**Data block:**
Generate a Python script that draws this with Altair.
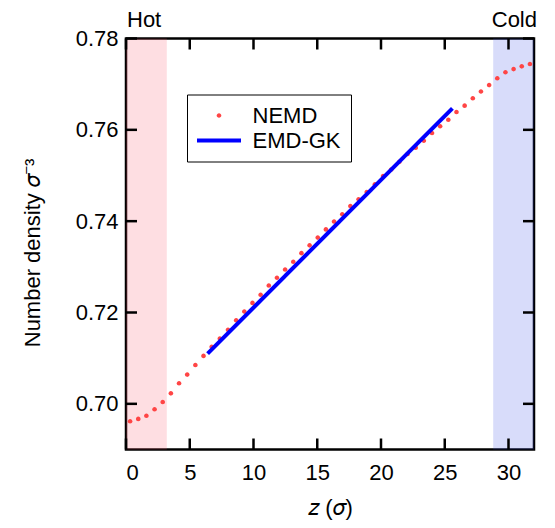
import altair as alt
import pandas as pd

W, H = 408, 411

# NEMD density profile (bin centres, sigma units)
z_nemd = [0.32, 0.96, 1.60, 2.24, 2.88, 3.52, 4.16, 4.80, 5.44, 6.08,
          6.72, 7.36, 8.00, 8.64, 9.28, 9.92, 10.56, 11.20, 11.84, 12.48,
          13.12, 13.76, 14.40, 15.04, 15.68, 16.32, 16.96, 17.60, 18.24, 18.88,
          19.52, 20.16, 20.80, 21.44, 22.08, 22.72, 23.36, 24.00, 24.64, 25.28,
          25.92, 26.56, 27.20, 27.84, 28.48, 29.12, 29.76, 30.40, 31.04, 31.68]
rho_nemd = [0.6962, 0.6967, 0.6974, 0.6988, 0.7004, 0.7023, 0.7045, 0.7064, 0.7085, 0.7105,
            0.7125, 0.7143, 0.7162, 0.7183, 0.7202, 0.7221, 0.7239, 0.7259, 0.7276, 0.7294,
            0.7311, 0.7330, 0.7347, 0.7364, 0.7382, 0.7399, 0.7415, 0.7433, 0.7448, 0.7464,
            0.7481, 0.7499, 0.7513, 0.7530, 0.7547, 0.7561, 0.7576, 0.7593, 0.7608, 0.7622,
            0.7639, 0.7653, 0.7669, 0.7684, 0.7698, 0.7713, 0.7726, 0.7733, 0.7739, 0.7744]

# EMD-GK line
z_gk = [6.4, 25.6]
rho_gk = [0.7110, 0.7647]

# thermostat regions
region_names = ["Hot", "Cold"]
region_start = [0.0, 28.8]
region_end = [3.2, 32.0]
region_colors = ["#fc5c6c", "#3c50e6"]

series = ["NEMD", "EMD-GK"]
series_colors = ["#ff4545", "#0000ff"]

x_ticks = [0, 5, 10, 15, 20, 25, 30]
y_ticks = [0.70, 0.72, 0.74, 0.76, 0.78]

FONT = "Liberation Sans"

df_nemd = pd.DataFrame({"z": z_nemd, "rho": rho_nemd, "series": "NEMD"})
df_gk = pd.DataFrame({"z": z_gk, "rho": rho_gk})
df_reg = pd.DataFrame({"name": region_names, "z0": region_start, "z1": region_end, "col": region_colors})
df_xt = pd.DataFrame({"z": x_ticks})
df_yt = pd.DataFrame({"rho": y_ticks})

xscale = alt.Scale(domain=[0, 32], nice=False, zero=False)
yscale = alt.Scale(domain=[0.69, 0.78], nice=False, zero=False)

xaxis = alt.Axis(values=x_ticks, title="𝑧 (𝜎)", ticks=False, tickSize=0, domain=False, grid=False,
                 labelPadding=13, titlePadding=14)
yaxis = alt.Axis(values=y_ticks, format=".2f", title="Number density 𝜎⁻³", ticks=False, tickSize=0,
                 domain=False, grid=False, labelPadding=8, titlePadding=31, titleY=214)

SYM = 400  # symbol size -> path unit = sqrt(SYM)/2 = 10 px
circle_path = "M-0.23,0A0.23,0.23 0 1,0 0.23,0A0.23,0.23 0 1,0 -0.23,0Z"
bar_path = "M-2.2,-0.2H2.2V0.2H-2.2Z"

legend = alt.Legend(title=None, orient="none", legendX=61, legendY=56, strokeColor="black",
                    fillColor="white", padding=10, labelFont=FONT, labelFontSize=22,
                    labelColor="black", labelOffset=22.5, symbolOffset=11, symbolSize=SYM,
                    rowPadding=3, symbolStrokeWidth=0)

regions = alt.Chart(df_reg).mark_rect(opacity=0.2).encode(
    x=alt.X("z0:Q", scale=xscale, axis=xaxis),
    x2="z1:Q",
    y=alt.value(0),
    y2=alt.value(H),
    fill=alt.Fill("col:N", scale=None),
)

points = alt.Chart(df_nemd).mark_point(filled=True, size=SYM, opacity=1, strokeWidth=0).encode(
    x=alt.X("z:Q", scale=xscale, axis=xaxis),
    y=alt.Y("rho:Q", scale=yscale, axis=yaxis),
    color=alt.Color("series:N", scale=alt.Scale(domain=series, range=series_colors), legend=legend),
    shape=alt.Shape("series:N", scale=alt.Scale(domain=series, range=[circle_path, bar_path]), legend=legend),
)

line = alt.Chart(df_gk).mark_line(color="#0000ff", strokeWidth=4, strokeCap="butt").encode(
    x=alt.X("z:Q", scale=xscale, axis=xaxis),
    y=alt.Y("rho:Q", scale=yscale, axis=yaxis),
)

tick_style = dict(color="black", strokeWidth=2.5)
xt_bottom = alt.Chart(df_xt).mark_rule(**tick_style).encode(
    x=alt.X("z:Q", scale=xscale, axis=xaxis), y=alt.value(H), y2=alt.value(H - 11))
xt_top = alt.Chart(df_xt).mark_rule(**tick_style).encode(
    x=alt.X("z:Q", scale=xscale, axis=xaxis), y=alt.value(0), y2=alt.value(11))
yt_left = alt.Chart(df_yt).mark_rule(**tick_style).encode(
    y=alt.Y("rho:Q", scale=yscale, axis=yaxis), x=alt.value(0), x2=alt.value(11))
yt_right = alt.Chart(df_yt).mark_rule(**tick_style).encode(
    y=alt.Y("rho:Q", scale=yscale, axis=yaxis), x=alt.value(W), x2=alt.value(W - 11))

hot_lbl = alt.Chart(df_reg[df_reg.name == "Hot"]).mark_text(
    align="left", baseline="alphabetic", dx=1, font=FONT, fontSize=22, color="black").encode(
    x=alt.X("z0:Q", scale=xscale, axis=xaxis), y=alt.value(-12), text="name:N")
cold_lbl = alt.Chart(df_reg[df_reg.name == "Cold"]).mark_text(
    align="right", baseline="alphabetic", dx=3, font=FONT, fontSize=22, color="black").encode(
    x=alt.X("z1:Q", scale=xscale, axis=xaxis), y=alt.value(-12), text="name:N")

chart = alt.layer(
    regions, points, line, xt_bottom, xt_top, yt_left, yt_right, hot_lbl, cold_lbl
).properties(
    width=W, height=H,
    autosize=alt.AutoSizeParams(type="none"),
    padding={"left": 118, "top": 30.5, "right": 8, "bottom": 70},
).configure_view(
    stroke="black", strokeWidth=2.5
).configure_axis(
    labelFont=FONT, labelFontSize=22, labelColor="black",
    titleFont=FONT, titleFontSize=22, titleFontWeight="normal", titleColor="black",
)

chart.save("out.html", embed_options={"renderer": "svg", "actions": False})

**Written exercise:** Exactly reproduce the run of lines from the start of the listing through the line with "W, H = 408, 411", inclusive; pictures are not copied.

**Result:**
Generate a Python script that draws this with Altair.
import altair as alt
import pandas as pd

W, H = 408, 411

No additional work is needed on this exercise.